**GOAL:**
Report all lines holding "diagram".

**MATERIAL SUPPLIED:**
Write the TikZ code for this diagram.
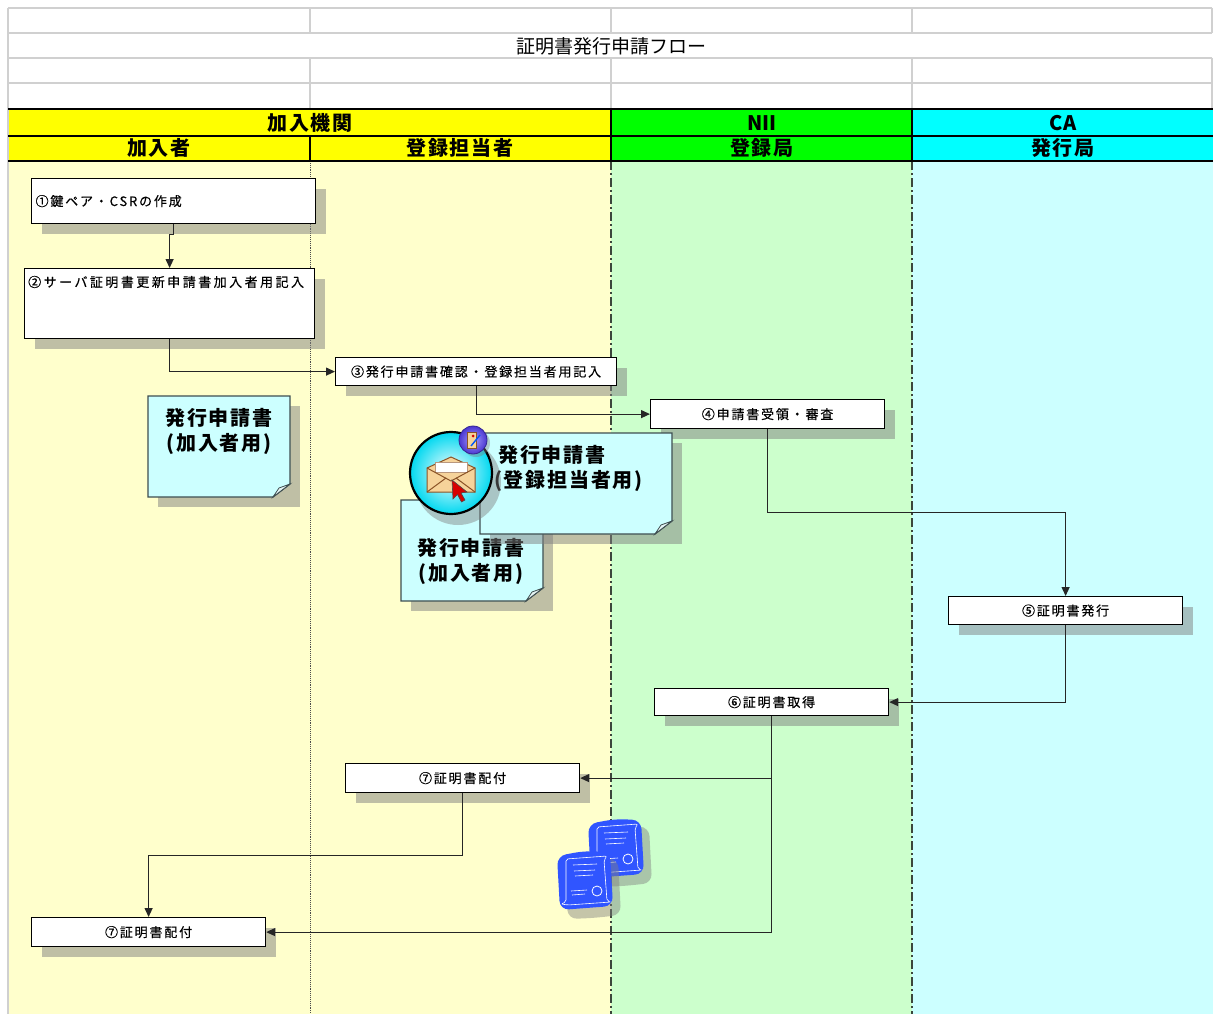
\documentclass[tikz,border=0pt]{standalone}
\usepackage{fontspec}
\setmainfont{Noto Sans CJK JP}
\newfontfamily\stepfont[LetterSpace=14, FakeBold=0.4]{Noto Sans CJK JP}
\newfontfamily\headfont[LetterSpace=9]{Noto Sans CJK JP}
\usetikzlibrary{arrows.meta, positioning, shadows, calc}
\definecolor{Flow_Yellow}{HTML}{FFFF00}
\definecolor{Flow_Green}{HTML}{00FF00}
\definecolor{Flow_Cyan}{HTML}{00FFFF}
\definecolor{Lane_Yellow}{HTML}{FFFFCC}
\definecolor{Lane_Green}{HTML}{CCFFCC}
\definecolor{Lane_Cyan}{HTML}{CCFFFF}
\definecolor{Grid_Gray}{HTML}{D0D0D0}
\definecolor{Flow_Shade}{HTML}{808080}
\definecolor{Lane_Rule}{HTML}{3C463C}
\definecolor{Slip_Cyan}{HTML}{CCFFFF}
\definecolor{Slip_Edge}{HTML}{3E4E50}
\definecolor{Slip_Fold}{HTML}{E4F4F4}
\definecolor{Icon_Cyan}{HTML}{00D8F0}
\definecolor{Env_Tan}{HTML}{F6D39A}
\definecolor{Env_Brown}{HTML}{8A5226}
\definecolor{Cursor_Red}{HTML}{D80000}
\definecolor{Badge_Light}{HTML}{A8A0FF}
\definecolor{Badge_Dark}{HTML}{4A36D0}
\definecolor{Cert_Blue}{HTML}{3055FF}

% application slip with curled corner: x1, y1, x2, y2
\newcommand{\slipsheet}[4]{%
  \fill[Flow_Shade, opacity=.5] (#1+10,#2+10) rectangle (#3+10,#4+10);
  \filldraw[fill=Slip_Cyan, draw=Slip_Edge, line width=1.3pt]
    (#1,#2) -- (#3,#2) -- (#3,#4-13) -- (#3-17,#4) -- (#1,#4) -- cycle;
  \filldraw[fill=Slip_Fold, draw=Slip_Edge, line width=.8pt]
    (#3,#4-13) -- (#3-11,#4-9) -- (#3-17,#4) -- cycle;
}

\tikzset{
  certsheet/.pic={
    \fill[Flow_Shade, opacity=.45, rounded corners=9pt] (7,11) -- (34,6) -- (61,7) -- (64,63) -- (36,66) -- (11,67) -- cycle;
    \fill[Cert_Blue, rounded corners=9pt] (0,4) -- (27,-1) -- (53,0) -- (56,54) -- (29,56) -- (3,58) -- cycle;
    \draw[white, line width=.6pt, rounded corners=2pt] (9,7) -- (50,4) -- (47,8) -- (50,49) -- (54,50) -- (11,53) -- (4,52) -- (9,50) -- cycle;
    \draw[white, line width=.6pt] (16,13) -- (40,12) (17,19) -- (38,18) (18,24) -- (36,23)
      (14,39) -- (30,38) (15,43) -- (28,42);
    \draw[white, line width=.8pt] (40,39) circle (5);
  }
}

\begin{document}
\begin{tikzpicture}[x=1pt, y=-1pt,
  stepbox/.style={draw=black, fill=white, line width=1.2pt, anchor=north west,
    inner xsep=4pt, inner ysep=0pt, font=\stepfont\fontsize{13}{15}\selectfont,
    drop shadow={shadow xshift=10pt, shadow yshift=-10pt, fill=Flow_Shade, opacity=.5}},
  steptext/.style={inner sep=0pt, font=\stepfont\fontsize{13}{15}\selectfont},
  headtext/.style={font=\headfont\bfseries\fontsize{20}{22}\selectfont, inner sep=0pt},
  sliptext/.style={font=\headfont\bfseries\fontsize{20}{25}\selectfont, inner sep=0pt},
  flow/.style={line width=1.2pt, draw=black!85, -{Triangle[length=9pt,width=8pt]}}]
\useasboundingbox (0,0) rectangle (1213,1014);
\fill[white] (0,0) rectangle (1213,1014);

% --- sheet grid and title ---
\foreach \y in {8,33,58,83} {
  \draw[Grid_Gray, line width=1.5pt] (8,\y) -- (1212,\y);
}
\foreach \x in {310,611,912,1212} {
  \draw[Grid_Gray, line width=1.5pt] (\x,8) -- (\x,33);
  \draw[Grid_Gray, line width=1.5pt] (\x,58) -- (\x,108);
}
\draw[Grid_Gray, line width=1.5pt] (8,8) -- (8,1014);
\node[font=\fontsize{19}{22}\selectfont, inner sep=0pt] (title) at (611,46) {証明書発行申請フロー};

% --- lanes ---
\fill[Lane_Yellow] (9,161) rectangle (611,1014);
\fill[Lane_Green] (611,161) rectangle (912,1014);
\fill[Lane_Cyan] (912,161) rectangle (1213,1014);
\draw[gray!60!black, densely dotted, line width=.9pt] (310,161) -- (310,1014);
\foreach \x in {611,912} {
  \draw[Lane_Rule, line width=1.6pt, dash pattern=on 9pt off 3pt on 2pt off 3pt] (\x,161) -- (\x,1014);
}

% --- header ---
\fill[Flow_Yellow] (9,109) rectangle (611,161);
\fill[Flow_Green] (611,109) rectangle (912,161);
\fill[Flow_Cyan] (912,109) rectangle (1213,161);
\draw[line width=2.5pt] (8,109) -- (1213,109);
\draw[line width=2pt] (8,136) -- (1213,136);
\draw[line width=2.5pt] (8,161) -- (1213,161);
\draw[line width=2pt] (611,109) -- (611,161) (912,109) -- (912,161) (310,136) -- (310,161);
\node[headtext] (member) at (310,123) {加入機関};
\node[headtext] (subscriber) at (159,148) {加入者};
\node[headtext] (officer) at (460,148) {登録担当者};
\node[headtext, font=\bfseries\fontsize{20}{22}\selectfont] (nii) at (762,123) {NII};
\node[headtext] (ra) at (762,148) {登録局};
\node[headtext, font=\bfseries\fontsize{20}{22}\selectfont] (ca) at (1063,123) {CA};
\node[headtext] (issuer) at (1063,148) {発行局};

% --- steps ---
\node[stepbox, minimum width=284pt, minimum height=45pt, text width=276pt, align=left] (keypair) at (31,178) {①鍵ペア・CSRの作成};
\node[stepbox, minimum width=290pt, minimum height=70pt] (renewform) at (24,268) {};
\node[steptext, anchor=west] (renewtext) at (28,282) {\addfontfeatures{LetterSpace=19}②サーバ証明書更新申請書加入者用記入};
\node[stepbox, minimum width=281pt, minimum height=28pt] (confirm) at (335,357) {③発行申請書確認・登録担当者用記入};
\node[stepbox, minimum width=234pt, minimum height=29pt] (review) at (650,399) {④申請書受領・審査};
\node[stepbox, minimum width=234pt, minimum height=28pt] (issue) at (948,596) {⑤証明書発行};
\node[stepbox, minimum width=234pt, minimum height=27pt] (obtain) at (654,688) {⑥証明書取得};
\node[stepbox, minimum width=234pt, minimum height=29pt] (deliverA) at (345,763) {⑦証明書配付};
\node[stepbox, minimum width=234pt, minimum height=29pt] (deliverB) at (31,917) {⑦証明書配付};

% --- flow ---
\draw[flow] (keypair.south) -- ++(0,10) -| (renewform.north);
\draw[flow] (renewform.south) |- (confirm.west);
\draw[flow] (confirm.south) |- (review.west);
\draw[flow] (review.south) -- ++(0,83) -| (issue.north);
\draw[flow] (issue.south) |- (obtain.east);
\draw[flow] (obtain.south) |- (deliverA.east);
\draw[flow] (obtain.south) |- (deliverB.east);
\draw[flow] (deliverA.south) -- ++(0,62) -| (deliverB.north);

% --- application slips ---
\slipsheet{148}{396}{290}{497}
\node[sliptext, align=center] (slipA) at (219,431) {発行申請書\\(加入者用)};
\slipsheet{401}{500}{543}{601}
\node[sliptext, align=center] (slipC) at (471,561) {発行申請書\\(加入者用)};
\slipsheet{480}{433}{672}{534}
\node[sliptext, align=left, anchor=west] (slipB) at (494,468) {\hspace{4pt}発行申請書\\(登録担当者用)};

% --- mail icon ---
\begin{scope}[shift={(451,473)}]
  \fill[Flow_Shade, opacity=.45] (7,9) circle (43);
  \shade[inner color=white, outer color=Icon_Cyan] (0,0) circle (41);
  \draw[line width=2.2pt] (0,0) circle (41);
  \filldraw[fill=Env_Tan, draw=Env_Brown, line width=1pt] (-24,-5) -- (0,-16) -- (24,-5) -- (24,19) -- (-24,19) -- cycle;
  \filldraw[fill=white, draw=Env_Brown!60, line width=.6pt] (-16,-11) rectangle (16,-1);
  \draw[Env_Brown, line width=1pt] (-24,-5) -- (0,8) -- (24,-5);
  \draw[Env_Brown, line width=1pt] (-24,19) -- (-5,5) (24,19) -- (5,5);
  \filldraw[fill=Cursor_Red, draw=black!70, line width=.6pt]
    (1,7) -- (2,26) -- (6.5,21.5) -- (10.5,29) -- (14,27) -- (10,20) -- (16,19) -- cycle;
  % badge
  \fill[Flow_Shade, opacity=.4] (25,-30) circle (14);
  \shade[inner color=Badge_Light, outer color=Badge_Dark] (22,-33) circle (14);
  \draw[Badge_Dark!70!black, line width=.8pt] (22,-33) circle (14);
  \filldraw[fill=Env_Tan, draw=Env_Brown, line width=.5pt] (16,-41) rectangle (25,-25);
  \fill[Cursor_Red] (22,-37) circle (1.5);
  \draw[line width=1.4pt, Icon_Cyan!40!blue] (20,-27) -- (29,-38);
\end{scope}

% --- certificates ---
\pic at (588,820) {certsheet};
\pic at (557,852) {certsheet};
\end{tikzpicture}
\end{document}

--

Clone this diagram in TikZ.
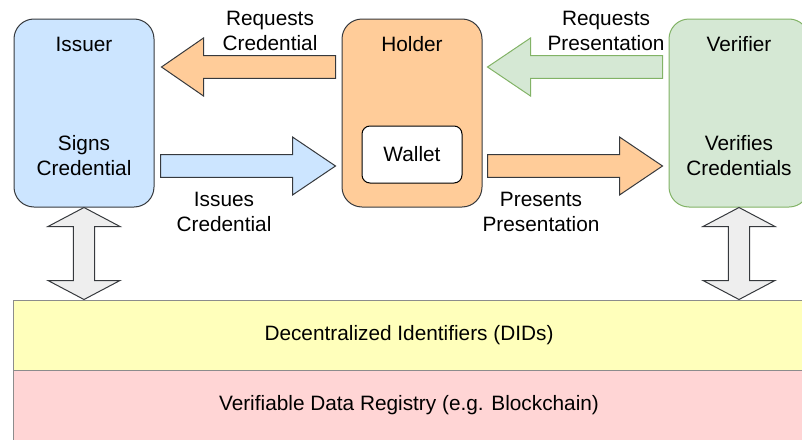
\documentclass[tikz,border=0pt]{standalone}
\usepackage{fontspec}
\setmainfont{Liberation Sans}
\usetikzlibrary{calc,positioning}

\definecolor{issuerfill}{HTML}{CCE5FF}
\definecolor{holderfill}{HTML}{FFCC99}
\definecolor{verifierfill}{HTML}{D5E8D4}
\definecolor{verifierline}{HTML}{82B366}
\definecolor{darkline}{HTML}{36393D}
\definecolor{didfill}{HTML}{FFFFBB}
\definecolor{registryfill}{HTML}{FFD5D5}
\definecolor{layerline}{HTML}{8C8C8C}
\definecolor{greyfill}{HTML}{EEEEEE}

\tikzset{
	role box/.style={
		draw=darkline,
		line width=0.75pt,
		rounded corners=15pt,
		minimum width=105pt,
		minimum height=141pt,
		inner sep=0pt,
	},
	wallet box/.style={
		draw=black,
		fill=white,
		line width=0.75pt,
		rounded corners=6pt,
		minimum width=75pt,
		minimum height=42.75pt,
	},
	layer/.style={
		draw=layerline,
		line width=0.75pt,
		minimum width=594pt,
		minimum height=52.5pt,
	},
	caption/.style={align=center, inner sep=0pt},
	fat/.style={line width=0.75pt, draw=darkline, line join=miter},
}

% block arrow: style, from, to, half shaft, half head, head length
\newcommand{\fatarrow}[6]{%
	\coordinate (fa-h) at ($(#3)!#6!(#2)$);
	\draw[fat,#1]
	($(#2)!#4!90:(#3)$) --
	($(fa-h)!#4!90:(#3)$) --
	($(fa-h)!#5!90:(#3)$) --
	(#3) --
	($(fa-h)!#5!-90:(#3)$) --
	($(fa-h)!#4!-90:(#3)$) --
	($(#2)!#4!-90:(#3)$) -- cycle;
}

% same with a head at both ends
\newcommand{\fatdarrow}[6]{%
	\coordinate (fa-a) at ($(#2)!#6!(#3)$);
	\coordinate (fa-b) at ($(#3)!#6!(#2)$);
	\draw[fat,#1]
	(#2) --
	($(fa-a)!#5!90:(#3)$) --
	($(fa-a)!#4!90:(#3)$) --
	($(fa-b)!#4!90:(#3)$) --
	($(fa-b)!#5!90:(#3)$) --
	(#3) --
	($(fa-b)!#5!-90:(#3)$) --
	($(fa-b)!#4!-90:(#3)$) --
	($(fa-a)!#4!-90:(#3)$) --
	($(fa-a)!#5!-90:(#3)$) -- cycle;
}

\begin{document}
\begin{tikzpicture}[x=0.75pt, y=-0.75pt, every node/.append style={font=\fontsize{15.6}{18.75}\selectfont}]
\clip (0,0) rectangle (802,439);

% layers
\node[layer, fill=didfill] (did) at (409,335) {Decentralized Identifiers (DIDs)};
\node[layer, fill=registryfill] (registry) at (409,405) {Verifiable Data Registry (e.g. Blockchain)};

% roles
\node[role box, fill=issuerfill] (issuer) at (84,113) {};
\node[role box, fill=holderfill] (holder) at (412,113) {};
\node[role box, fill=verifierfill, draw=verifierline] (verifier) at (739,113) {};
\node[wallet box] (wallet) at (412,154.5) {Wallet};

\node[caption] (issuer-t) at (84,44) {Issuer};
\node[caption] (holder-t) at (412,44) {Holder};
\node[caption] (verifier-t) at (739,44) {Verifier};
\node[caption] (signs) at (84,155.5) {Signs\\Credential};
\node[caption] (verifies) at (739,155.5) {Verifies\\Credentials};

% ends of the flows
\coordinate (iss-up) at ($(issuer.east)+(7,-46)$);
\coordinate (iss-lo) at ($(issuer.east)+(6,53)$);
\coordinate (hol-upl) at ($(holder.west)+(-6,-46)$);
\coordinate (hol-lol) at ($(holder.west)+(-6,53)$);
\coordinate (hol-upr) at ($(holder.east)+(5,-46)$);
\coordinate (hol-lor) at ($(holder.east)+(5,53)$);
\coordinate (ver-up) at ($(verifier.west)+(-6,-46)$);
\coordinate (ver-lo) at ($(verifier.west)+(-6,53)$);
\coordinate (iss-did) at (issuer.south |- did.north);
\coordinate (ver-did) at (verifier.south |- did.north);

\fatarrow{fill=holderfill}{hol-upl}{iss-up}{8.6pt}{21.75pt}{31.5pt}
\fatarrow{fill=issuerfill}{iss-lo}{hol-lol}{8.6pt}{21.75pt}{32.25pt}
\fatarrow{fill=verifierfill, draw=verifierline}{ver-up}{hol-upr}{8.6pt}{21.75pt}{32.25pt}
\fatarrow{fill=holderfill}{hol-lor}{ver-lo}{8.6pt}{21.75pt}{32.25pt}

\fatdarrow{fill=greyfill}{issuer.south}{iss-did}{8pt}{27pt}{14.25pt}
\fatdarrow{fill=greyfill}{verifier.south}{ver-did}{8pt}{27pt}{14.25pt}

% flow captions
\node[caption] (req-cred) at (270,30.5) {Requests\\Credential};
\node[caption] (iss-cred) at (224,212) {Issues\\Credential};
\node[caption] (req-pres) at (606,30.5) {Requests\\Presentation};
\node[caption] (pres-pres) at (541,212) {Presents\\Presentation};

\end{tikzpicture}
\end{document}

---

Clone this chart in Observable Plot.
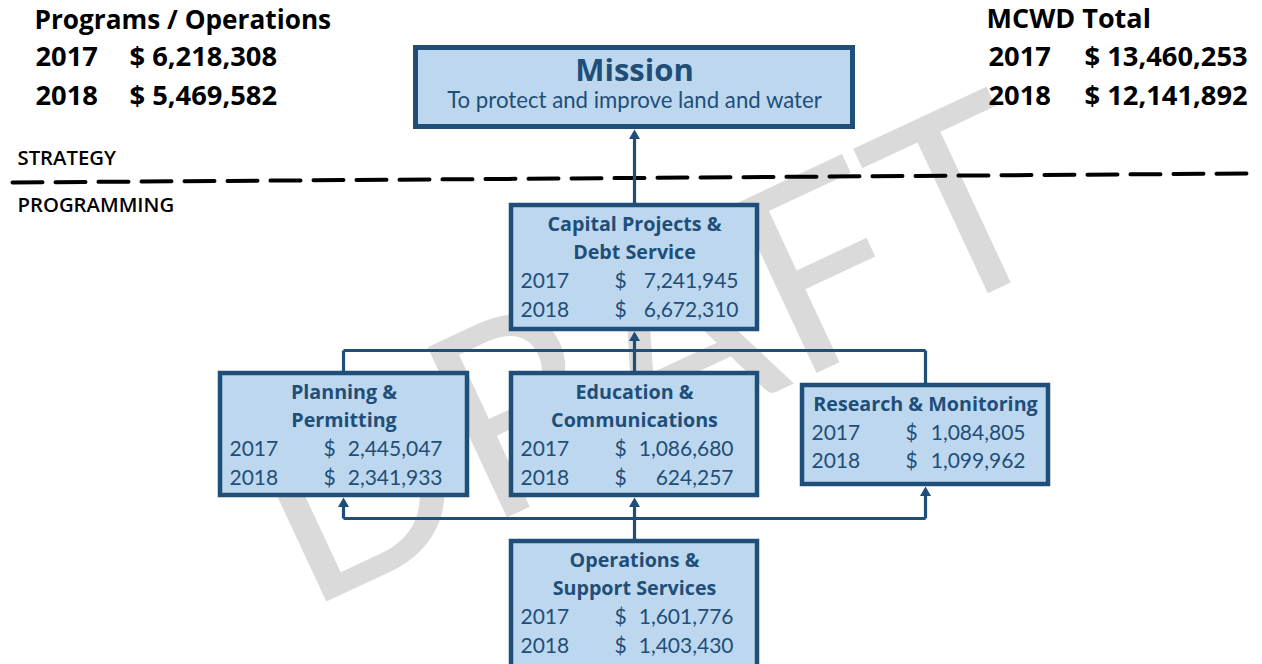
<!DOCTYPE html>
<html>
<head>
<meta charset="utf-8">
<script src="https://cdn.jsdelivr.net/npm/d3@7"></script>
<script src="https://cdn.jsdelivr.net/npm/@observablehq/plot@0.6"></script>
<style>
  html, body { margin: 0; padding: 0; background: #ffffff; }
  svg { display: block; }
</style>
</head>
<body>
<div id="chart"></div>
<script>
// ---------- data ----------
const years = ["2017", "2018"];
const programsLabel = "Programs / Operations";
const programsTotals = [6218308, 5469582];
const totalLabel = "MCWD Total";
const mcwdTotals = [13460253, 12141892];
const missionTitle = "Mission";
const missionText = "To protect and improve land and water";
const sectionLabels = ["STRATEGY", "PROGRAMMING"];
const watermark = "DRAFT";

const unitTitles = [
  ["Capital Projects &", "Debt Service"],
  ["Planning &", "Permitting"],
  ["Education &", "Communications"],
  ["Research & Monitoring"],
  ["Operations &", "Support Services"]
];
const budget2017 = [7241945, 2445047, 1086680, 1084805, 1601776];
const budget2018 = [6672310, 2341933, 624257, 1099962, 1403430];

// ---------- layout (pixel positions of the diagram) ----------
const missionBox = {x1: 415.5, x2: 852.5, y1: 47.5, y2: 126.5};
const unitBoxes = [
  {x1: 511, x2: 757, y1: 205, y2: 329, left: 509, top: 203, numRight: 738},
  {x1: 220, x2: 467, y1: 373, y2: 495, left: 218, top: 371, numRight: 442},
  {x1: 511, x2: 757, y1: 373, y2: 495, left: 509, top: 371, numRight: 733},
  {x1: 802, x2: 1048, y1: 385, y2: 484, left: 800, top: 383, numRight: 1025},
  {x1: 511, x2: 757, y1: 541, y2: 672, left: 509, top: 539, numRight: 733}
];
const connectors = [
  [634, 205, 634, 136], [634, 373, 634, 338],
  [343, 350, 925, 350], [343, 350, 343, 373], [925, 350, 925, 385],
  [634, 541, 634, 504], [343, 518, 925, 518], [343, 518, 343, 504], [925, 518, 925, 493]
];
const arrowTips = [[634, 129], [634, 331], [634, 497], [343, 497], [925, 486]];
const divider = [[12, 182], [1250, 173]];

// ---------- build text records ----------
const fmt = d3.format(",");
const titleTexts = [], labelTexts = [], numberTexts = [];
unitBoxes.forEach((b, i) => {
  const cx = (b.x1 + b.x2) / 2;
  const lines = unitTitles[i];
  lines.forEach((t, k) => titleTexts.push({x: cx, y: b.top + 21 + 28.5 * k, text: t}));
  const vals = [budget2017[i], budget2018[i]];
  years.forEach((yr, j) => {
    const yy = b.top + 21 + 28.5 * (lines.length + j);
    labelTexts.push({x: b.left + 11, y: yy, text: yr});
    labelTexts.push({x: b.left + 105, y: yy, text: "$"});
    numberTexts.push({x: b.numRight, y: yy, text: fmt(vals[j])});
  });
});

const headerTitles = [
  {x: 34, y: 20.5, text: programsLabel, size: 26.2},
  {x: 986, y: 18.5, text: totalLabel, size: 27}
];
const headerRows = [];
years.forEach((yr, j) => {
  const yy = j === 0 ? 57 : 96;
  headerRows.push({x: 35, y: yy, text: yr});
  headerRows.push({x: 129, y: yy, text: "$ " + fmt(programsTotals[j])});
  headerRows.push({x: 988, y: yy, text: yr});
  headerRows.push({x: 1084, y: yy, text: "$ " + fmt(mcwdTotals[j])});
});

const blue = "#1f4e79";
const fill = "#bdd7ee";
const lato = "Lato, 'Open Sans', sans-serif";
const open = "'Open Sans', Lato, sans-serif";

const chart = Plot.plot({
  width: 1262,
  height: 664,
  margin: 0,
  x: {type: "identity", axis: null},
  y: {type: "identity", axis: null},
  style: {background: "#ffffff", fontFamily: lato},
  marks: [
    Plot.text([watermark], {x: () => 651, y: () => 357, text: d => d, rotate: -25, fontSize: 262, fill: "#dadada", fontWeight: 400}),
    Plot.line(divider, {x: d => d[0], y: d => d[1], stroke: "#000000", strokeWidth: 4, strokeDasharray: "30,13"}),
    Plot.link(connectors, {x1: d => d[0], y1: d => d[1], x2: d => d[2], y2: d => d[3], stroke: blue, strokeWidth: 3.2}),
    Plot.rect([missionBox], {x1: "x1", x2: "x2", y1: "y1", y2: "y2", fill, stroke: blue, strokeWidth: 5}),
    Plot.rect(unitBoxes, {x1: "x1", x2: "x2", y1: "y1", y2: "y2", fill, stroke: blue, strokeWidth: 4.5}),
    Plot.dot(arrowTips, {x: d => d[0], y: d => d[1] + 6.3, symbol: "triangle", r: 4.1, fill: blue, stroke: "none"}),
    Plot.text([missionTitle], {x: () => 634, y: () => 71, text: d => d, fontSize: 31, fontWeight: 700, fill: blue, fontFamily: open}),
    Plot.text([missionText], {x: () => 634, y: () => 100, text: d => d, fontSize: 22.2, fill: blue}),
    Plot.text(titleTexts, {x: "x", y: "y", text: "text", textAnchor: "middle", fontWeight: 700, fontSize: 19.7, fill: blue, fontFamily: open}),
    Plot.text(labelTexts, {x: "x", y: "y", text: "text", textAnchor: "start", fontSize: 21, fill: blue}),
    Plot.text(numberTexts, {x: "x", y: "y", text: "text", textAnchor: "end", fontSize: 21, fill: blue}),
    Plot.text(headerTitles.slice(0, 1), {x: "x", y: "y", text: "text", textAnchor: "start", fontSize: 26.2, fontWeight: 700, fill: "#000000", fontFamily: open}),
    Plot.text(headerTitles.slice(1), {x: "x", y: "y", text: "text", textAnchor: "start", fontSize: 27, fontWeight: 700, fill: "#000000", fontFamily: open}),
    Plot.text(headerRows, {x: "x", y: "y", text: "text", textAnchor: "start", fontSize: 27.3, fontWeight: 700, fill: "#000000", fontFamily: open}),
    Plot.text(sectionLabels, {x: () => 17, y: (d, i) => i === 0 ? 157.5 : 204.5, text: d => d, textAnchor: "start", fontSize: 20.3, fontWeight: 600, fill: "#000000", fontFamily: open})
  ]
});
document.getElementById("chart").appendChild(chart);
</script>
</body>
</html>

**SOLVED EXERCISE:**
Write the TikZ code for this diagram.
Clone this diagram in TikZ.
// ---------- layout (pixel positions of the diagram) ----------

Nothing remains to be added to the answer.